**Stated exercise**
Keep to the lines from the line containing "Output the Python" through the line containing "0, 72, 113, 123, 113]": copy them exactly and leave every picture out.
####################
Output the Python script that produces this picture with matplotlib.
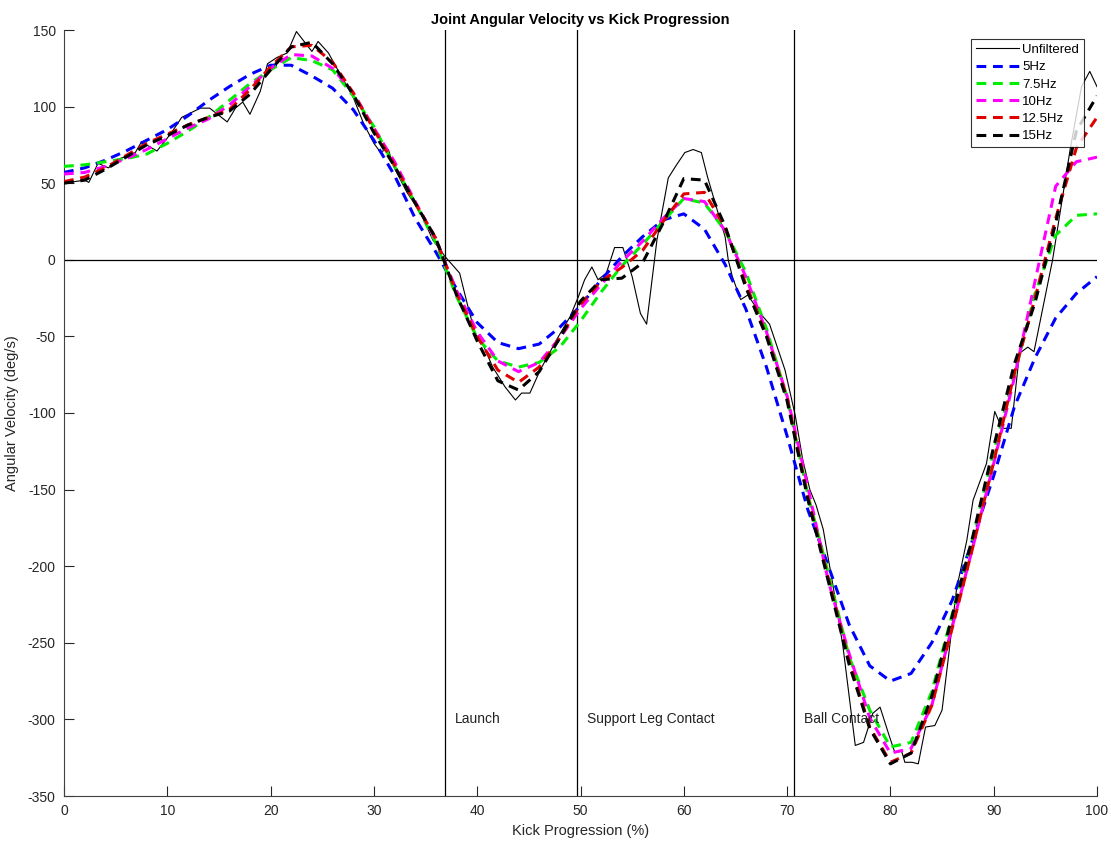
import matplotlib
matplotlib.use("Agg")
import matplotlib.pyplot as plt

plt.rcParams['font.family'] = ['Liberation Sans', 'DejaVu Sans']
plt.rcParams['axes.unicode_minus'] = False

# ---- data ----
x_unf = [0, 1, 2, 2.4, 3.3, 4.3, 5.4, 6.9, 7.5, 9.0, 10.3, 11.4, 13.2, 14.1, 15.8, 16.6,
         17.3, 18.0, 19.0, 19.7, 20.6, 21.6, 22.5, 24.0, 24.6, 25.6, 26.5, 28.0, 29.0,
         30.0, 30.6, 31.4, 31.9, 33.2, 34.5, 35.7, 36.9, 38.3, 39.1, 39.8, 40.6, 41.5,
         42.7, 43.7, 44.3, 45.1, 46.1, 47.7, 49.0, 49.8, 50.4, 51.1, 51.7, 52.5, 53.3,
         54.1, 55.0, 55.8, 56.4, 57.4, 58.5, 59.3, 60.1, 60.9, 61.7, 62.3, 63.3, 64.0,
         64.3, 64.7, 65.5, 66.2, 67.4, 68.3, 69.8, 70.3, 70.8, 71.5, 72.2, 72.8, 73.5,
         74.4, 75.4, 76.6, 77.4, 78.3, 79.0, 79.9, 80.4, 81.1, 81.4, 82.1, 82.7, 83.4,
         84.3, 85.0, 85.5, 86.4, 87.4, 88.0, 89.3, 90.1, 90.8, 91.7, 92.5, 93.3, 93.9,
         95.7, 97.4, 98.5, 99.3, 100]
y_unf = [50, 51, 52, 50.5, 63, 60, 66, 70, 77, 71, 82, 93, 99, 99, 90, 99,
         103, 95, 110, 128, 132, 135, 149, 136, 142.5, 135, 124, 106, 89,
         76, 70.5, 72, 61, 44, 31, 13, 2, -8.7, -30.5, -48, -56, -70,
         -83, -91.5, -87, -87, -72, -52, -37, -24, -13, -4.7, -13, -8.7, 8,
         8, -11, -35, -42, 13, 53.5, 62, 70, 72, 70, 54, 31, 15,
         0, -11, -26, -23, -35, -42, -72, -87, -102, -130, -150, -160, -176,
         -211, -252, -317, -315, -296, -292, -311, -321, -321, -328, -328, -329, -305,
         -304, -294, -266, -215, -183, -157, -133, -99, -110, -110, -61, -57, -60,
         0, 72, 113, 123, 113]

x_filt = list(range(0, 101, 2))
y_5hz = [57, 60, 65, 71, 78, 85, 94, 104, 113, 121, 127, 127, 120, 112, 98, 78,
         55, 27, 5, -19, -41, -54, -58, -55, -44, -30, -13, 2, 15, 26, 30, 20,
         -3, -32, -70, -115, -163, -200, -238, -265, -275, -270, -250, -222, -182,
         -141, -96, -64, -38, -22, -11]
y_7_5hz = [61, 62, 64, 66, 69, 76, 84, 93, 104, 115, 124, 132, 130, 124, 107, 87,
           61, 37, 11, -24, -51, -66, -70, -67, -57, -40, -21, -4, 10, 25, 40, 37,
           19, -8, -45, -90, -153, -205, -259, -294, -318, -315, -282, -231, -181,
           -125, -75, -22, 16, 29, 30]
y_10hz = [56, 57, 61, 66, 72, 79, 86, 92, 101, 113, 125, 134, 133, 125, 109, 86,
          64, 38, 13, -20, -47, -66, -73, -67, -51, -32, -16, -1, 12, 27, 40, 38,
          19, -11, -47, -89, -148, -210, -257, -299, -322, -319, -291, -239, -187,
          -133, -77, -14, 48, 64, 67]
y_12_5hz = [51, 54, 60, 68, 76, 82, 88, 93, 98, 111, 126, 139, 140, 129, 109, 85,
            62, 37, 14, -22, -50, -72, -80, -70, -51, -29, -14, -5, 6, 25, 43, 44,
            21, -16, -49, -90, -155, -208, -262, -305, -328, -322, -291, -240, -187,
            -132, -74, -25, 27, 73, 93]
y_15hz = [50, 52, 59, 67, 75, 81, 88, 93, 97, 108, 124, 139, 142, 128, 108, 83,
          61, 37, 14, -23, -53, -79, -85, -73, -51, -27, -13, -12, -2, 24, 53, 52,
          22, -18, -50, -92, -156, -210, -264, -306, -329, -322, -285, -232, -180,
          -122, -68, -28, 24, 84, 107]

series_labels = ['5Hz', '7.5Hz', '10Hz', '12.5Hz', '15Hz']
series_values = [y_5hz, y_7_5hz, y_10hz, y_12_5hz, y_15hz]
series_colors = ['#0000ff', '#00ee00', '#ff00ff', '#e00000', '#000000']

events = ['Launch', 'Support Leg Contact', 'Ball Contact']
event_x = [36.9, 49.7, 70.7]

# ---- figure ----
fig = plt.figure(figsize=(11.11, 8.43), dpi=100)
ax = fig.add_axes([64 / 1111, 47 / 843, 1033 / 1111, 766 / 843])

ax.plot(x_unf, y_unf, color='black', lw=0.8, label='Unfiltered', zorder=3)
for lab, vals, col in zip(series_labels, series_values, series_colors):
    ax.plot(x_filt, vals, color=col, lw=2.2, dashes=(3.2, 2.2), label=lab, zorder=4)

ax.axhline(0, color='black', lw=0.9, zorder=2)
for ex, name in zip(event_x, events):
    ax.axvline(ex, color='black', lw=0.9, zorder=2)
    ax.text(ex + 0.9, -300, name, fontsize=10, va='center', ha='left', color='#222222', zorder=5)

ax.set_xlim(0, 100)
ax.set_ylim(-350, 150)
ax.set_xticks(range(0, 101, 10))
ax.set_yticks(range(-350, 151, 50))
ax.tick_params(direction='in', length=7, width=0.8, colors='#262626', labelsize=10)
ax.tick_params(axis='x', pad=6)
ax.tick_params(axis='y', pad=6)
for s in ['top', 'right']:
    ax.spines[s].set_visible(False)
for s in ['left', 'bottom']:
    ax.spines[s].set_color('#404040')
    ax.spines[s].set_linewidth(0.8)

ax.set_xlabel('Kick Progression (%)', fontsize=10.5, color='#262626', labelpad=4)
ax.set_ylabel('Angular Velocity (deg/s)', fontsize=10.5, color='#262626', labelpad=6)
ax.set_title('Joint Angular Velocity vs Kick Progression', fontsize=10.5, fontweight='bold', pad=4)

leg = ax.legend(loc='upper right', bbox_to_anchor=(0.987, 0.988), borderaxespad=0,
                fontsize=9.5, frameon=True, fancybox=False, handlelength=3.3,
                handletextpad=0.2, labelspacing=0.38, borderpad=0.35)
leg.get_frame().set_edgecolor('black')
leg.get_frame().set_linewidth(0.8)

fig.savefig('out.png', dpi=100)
####################
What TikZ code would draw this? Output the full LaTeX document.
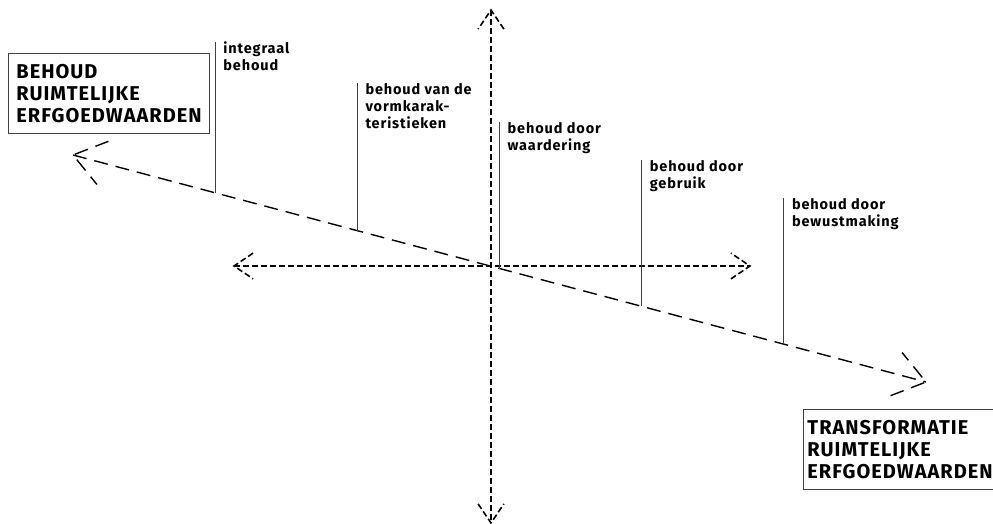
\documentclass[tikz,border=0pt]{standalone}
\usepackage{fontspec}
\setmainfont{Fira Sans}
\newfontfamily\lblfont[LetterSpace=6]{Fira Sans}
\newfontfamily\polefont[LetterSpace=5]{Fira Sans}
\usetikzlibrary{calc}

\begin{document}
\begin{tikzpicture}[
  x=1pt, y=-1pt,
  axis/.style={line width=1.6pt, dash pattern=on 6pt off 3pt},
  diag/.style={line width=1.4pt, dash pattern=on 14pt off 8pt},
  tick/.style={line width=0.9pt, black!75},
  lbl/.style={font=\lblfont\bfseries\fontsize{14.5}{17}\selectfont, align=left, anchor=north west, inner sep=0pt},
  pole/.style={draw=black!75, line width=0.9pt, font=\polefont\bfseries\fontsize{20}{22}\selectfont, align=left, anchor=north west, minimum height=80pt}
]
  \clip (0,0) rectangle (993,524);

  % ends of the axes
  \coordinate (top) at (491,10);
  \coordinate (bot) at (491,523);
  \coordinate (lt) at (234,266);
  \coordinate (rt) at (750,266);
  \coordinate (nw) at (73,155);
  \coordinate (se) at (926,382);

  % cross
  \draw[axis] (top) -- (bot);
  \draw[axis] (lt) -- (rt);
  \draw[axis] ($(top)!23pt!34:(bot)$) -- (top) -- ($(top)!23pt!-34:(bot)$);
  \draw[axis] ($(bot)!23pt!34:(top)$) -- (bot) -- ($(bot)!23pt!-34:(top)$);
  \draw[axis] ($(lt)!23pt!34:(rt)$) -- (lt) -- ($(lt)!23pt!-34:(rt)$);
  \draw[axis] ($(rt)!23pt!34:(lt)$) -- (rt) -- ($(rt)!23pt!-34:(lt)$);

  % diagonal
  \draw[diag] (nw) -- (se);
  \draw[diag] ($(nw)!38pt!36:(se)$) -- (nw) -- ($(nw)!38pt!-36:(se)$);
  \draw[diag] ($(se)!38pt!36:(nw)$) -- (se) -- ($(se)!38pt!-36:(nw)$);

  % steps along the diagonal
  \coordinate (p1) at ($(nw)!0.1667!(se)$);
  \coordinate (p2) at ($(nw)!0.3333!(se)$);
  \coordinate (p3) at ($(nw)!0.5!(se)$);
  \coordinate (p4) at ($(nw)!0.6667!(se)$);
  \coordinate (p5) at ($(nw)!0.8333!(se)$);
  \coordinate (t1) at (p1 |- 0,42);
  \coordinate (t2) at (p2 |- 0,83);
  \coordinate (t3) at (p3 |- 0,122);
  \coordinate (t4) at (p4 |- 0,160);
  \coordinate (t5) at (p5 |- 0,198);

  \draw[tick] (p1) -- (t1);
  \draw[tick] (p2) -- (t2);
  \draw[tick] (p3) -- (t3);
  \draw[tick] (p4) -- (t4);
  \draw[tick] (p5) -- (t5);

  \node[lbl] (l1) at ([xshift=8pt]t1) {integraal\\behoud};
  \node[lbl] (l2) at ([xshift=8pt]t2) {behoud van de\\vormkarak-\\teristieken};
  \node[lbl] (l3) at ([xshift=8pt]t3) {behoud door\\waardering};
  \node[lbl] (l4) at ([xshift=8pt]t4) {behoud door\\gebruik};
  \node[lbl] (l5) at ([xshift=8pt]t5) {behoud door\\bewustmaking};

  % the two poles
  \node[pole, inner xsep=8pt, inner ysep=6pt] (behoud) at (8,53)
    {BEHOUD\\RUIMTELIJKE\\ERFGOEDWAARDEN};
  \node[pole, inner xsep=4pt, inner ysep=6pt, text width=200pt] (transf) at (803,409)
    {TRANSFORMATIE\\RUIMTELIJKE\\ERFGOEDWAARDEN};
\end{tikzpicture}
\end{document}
####################
**Written response**
Output the Python script that produces this picture with matplotlib.
import matplotlib
matplotlib.use("Agg")
import matplotlib.pyplot as plt

plt.rcParams['font.family'] = ['Liberation Sans', 'DejaVu Sans']
plt.rcParams['axes.unicode_minus'] = False

# ---- data ----
x_unf = [0, 1, 2, 2.4, 3.3, 4.3, 5.4, 6.9, 7.5, 9.0, 10.3, 11.4, 13.2, 14.1, 15.8, 16.6,
         17.3, 18.0, 19.0, 19.7, 20.6, 21.6, 22.5, 24.0, 24.6, 25.6, 26.5, 28.0, 29.0,
         30.0, 30.6, 31.4, 31.9, 33.2, 34.5, 35.7, 36.9, 38.3, 39.1, 39.8, 40.6, 41.5,
         42.7, 43.7, 44.3, 45.1, 46.1, 47.7, 49.0, 49.8, 50.4, 51.1, 51.7, 52.5, 53.3,
         54.1, 55.0, 55.8, 56.4, 57.4, 58.5, 59.3, 60.1, 60.9, 61.7, 62.3, 63.3, 64.0,
         64.3, 64.7, 65.5, 66.2, 67.4, 68.3, 69.8, 70.3, 70.8, 71.5, 72.2, 72.8, 73.5,
         74.4, 75.4, 76.6, 77.4, 78.3, 79.0, 79.9, 80.4, 81.1, 81.4, 82.1, 82.7, 83.4,
         84.3, 85.0, 85.5, 86.4, 87.4, 88.0, 89.3, 90.1, 90.8, 91.7, 92.5, 93.3, 93.9,
         95.7, 97.4, 98.5, 99.3, 100]
y_unf = [50, 51, 52, 50.5, 63, 60, 66, 70, 77, 71, 82, 93, 99, 99, 90, 99,
         103, 95, 110, 128, 132, 135, 149, 136, 142.5, 135, 124, 106, 89,
         76, 70.5, 72, 61, 44, 31, 13, 2, -8.7, -30.5, -48, -56, -70,
         -83, -91.5, -87, -87, -72, -52, -37, -24, -13, -4.7, -13, -8.7, 8,
         8, -11, -35, -42, 13, 53.5, 62, 70, 72, 70, 54, 31, 15,
         0, -11, -26, -23, -35, -42, -72, -87, -102, -130, -150, -160, -176,
         -211, -252, -317, -315, -296, -292, -311, -321, -321, -328, -328, -329, -305,
         -304, -294, -266, -215, -183, -157, -133, -99, -110, -110, -61, -57, -60,
         0, 72, 113, 123, 113]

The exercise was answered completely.